Cook’s work set the tone at the launch of the magazine; now Louise and Lorena can push further. Take one of the two featured collections in the issue; ‘We’d wanted to do the sugar packets feature for a long time but we hadn’t figured out exactly the right way to do it’. The resulting story combines examples found on the web and photographs of several people’s collections, all laid out in a simple grid arrangement that reflects both their tiny scale and a childish delight in seeing multiple images of similar things. ‘They can be remarkably creative, miniature forms of creative escapism that were only produced for a short period and are perhaps the only remaining souvenir of an interior that’s long disappeared.’

They work with designers Michael Nash Associates, providing plenty of source material and references from museums, libraries and beyond. Louise: ‘I found a discarded set of The Architectural Review from the seventies. The way they gridded images together on a page is uncommon today, but makes more of the space and allows the reader to make visual connections between images.’

They used this layout style for the party venues in this issue (top)—it strips away a layer of self-importance that more carefully presented images might assume.

 

Spread from Scenic Views issue 4, showing postcard effects on images


Such care over presentation of images is a central part of Scenic Views. A series of photographs from New Jersey are cropped with crimped edges referencing, but not mimicking, postcards (above); a wonderful collection of novelty teapots—the issue is worth it for this story alone—makes use of gingham backgrounds to hint at the tea table (below). ‘The danger with all these differently sourced images is that it could become a car crash of references. The designers strip them back and turn it into something that is still playful, but very readable’.

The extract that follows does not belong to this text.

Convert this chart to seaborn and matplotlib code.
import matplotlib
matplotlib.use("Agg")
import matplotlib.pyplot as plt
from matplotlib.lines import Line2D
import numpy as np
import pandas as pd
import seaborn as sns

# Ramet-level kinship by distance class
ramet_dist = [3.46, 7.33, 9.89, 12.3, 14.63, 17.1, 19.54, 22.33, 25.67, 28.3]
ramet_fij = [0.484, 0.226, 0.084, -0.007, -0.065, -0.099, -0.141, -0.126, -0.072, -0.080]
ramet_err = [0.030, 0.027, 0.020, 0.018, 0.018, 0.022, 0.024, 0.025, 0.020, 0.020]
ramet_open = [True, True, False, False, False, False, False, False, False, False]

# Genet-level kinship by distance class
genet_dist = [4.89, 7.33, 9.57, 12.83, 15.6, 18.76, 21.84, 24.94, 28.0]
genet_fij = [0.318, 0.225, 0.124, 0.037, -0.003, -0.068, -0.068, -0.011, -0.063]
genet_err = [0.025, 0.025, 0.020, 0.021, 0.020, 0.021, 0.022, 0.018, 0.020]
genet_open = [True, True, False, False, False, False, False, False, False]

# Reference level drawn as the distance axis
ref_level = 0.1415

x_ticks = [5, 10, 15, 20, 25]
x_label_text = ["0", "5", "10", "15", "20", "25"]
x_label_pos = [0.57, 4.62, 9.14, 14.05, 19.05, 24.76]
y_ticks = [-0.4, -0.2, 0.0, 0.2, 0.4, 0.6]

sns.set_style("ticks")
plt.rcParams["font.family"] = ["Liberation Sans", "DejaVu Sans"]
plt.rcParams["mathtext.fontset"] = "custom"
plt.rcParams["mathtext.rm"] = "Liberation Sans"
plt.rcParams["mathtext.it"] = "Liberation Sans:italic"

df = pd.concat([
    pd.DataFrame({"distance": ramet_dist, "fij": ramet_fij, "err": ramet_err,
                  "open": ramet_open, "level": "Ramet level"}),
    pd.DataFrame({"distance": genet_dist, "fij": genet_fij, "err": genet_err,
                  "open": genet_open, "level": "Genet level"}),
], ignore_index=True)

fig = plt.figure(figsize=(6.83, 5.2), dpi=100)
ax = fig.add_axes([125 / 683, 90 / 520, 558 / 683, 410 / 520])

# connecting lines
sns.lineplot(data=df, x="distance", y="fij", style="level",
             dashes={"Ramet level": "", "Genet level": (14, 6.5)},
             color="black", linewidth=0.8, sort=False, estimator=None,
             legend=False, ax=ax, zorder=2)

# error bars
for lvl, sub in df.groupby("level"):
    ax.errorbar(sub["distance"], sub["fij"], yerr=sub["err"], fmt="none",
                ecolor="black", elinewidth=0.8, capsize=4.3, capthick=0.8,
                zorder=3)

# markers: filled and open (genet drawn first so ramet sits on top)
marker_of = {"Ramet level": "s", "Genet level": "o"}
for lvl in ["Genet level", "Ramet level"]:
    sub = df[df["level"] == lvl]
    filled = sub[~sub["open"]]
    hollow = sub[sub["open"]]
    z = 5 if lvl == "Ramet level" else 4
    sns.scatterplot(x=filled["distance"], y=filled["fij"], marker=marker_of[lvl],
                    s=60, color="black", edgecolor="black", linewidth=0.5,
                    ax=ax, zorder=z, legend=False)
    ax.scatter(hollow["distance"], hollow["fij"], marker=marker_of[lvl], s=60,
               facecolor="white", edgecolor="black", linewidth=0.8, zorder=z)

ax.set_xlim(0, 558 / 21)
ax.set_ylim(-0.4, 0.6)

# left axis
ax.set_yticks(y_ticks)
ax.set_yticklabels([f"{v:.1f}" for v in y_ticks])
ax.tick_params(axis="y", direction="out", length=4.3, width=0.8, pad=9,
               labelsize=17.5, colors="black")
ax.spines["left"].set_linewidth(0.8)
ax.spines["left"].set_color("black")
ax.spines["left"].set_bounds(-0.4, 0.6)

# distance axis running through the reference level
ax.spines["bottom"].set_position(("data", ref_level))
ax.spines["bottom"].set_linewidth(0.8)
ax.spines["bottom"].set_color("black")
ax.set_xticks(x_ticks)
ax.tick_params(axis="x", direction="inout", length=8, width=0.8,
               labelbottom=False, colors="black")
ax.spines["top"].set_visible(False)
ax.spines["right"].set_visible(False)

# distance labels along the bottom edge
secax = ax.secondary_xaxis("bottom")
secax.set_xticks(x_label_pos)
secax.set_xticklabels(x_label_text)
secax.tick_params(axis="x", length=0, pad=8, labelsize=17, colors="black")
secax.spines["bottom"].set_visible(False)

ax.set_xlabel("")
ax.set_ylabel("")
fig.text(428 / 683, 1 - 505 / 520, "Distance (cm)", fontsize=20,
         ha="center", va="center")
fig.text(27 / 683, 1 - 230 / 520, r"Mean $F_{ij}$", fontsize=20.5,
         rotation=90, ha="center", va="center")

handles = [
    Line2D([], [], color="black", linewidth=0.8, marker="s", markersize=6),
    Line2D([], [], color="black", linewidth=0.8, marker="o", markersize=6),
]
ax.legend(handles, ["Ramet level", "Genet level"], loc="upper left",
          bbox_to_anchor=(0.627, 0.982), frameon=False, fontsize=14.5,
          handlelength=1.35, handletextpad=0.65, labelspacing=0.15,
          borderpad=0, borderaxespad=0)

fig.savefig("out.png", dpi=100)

 A spread from Scenic Views issue 4, showing novelty teapots


The biggest shift this issue is the choice of underground artist Stu Mead as the featured artist, a potentially controversial selection and far away from the cosy domesticity of Beryl Cook. Mead specialises in sexualised images of young girls (below). ‘There was a long discussion as to whether to feature him,’ Louise explained, ‘because he paints sexual fantasies, basically, and has faced backlashes over his career.’

 

A spread from Scneic Views issue 4, showing two paintings by StuMead

Mead’s work sits alongside the sixties US underground comic scene. ‘We were careful to commission a writer to interview him who has a good understanding of that background’, says Louise, ‘and the resulting in-depth piece (by Breakdown Press co-founder Tom Oldham) provides context for the paintings. We were worried about what the reaction might be, but we decided ultimately that putting Scenic Views together as two women set the tone for how the paintings would be perceived.’  

 

A spread from Scenic Views issue 4, showing interview with artist Stu Mead

‘In terms of being an interiors magazine, we were interested in the way Mead pays attention to interior spaces, real spaces with different textures and details. It was really interesting what came out in the interview (above) as well, where he talks about how the nature of his disability means that he spends a lot of time indoors. Perhaps that is a reason that he has ended up choosing to depict interior spaces in an often domestic spaces in such detail.’

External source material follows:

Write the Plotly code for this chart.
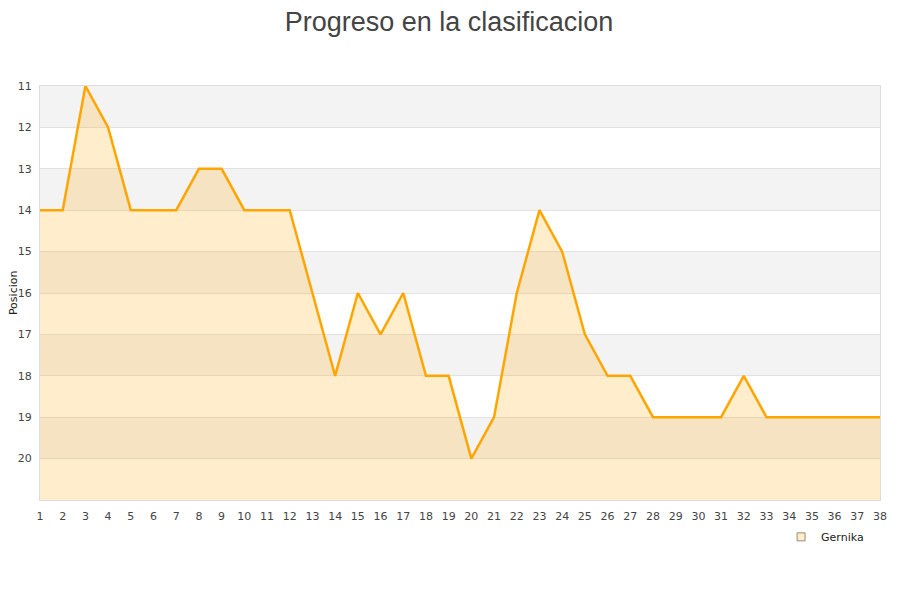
import plotly.graph_objects as go

# Datos de la clasificacion
jornadas = list(range(1, 39))
posiciones = [14, 14, 11, 12, 14, 14, 14, 13, 13, 14,
              14, 14, 16, 18, 16, 17, 16, 18, 18, 20,
              19, 16, 14, 15, 17, 18, 18, 19, 19, 19,
              19, 18, 19, 19, 19, 19, 19, 19]
equipo = "Gernika"
y_ticks = list(range(11, 21))
fondo = 21

fig = go.Figure()

# linea base para el relleno (parte de abajo del grafico)
fig.add_trace(go.Scatter(x=jornadas, y=[fondo] * len(jornadas), mode='lines',
                         line=dict(width=0), showlegend=False, hoverinfo='skip'))

fig.add_trace(go.Scatter(x=jornadas, y=posiciones, mode='lines', name=equipo,
                         fill='tonexty', fillcolor='rgba(255,165,0,0.2)',
                         line=dict(color='#FFA500', width=2.5), showlegend=False))

# entrada de leyenda con cuadrado
fig.add_trace(go.Scatter(x=[None], y=[None], mode='markers', name=equipo,
                         marker=dict(symbol='square', size=8, color='#FEEDCD',
                                     line=dict(color='#9a8a70', width=1))))

# bandas grises alternas
shapes = []
for y0 in range(11, 21, 2):
    shapes.append(dict(type='rect', xref='paper', yref='y', x0=0, x1=1, y0=y0, y1=y0 + 1,
                       fillcolor='#f3f3f3', line=dict(width=0), layer='below'))

fig.update_layout(
    title=dict(text='Progreso en la clasificacion', x=0.49, y=0.993, yref='container',
               xanchor='center', yanchor='top',
               font=dict(family='Liberation Sans', size=27, color='#444')),
    width=900, height=600,
    margin=dict(l=32, r=28, t=78, b=108, autoexpand=False),
    plot_bgcolor='white', paper_bgcolor='white',
    font=dict(family='DejaVu Sans', size=11, color='#444'),
    shapes=shapes,
    showlegend=True,
    legend=dict(x=0.987, y=-0.089, xanchor='right', yanchor='middle',
                font=dict(size=11, color='#222'), bgcolor='rgba(0,0,0,0)',
                itemwidth=30),
    annotations=[dict(text='Posicion', textangle=-90, xref='paper', yref='paper',
                      x=-0.032, y=0.5, xanchor='center', yanchor='middle',
                      showarrow=False, font=dict(size=11, color='#222'))],
    xaxis=dict(range=[1, 38], tickvals=jornadas, showgrid=False, zeroline=False,
               showline=True, linecolor='#ddd', mirror=True,
               ticks='outside', ticklen=6, tickcolor='rgba(0,0,0,0)',
               tickfont=dict(size=11, color='#444'), automargin=False),
    yaxis=dict(range=[fondo, 11], tickvals=y_ticks, autorange=False,
               showgrid=True, gridcolor='#e2e2e2', zeroline=False,
               showline=True, linecolor='#ddd', mirror=True,
               ticks='outside', ticklen=5, tickcolor='rgba(0,0,0,0)',
               tickfont=dict(size=11, color='#444'), automargin=False),
)

fig.write_html("out.html")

Scenic Views has always taken a unique approach to interiors, challenging assumptions about taste and asking questions of its readers rather than providing reassuring, aspirational answers. It’s good to see the magazine take this sense of challenge further. The conversation about what’s acceptable in art is an important one and Scenic Views is a good platform in which to start it, as from its title on, all its stories test the reader.

Are those novelty teapots amusingly naff or genuinely intriguing? Should we be proud of the interiors of our care homes? Does the way that party venues feature the same celebratory visual clichés provide a comforting shared nostalgia, or is the repetition just depressing?